Whether it was a time in Gibson's life that I liked him or not, though, I always had a high regard for his intelligence. And it is with that same regard that I know he will tackle the times ahead as best, and as wisely, as they can be challenged.

Gibson was a player who never wanted to talk about himself when he had done something good, however.

If he had helped the team, well, it was his job to do so. The best conversations with him, once he became civil, were when he'd mess up -- because while he never wanted credit, he wouldn't duck blame.

It was in the acceptance of blame that he felt he was doing the greatest service to his team.

And that's how I think of Gibson even now -- as a team player.
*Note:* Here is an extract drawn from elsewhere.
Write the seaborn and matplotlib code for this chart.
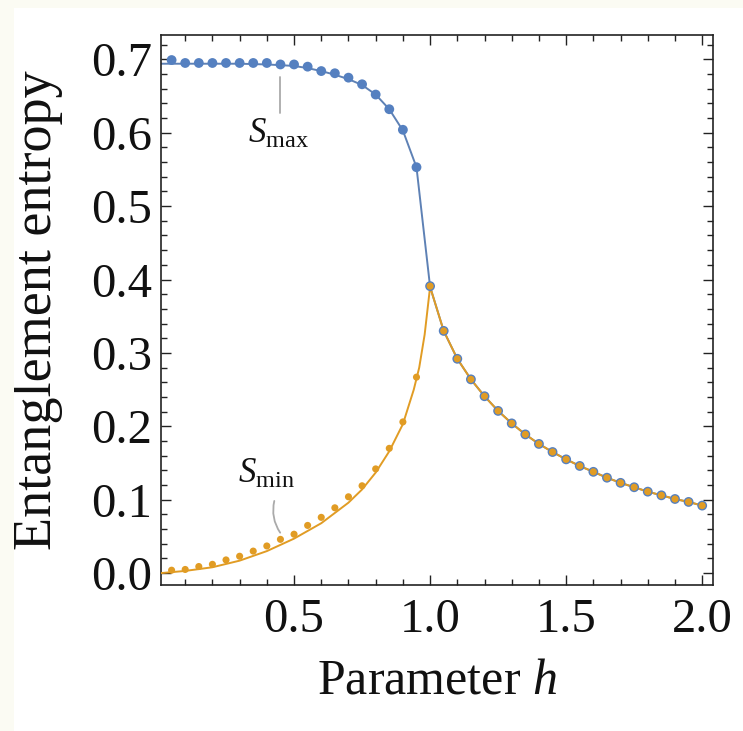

One who, if we happen to mention 1984, would still prefer us to consider the hands that were dealt to players no longer with us than of him and his newly disclosed affliction.

So this is what I propose we do as we cope with the announcement that this truly gifted athlete is facing an uncertain time.

Think of better days.

Think, as you will, of that terrific Detroit Free Press photo of him after his pivotal home run in Game 5 of the 1984 World Series.

At that moment in time, Gibson was the embodiment of selfless triumph -- because he knew that his team was going to be victorious.

I also remember a moment after his dramatic 1988 home run for the Los Angeles Dodgers where he and I, strangely enough considering the crowded circumstances, had a brief one-on-one conversation -- a split second in which I formed the same impression as I did in 1984.

Gibson wasn't basking in the personal glory that he could have at the time. He felt better for how he had just saved his team.

That's not to say Kirk Gibson eschewed all attention. But ever since I've known him -- 36 years -- he's known exactly who he is, and to what extent others could depend on him.

That's what self-assurance is.

At first, it was unattractive in him. Later, it was viewed as an admirable trait. But it was always present.

It's with that self-assurance that I now believe he must know he will give Parkinson's the best battle anyone can give it.

But it's with his selflessness, instead, that he would probably want us to think of better team times than individual uncertainty.

So I ask of you: Envision the last pitch of the 1984 World Series. Larry Herndon has caught the ball and the Tigers are rushing to the mound.

In the middle of the celebration at the mound are some players we now miss: Dave Bergman and Aurelio Lopez.

It's bedlam. It's pure joy. But down the dugout steps, the first to leave because he wanted to celebrate only with the team, goes Gibson.

In difficult times now, I have no doubt he will tackle the flip side of joy in his own determined way, as well.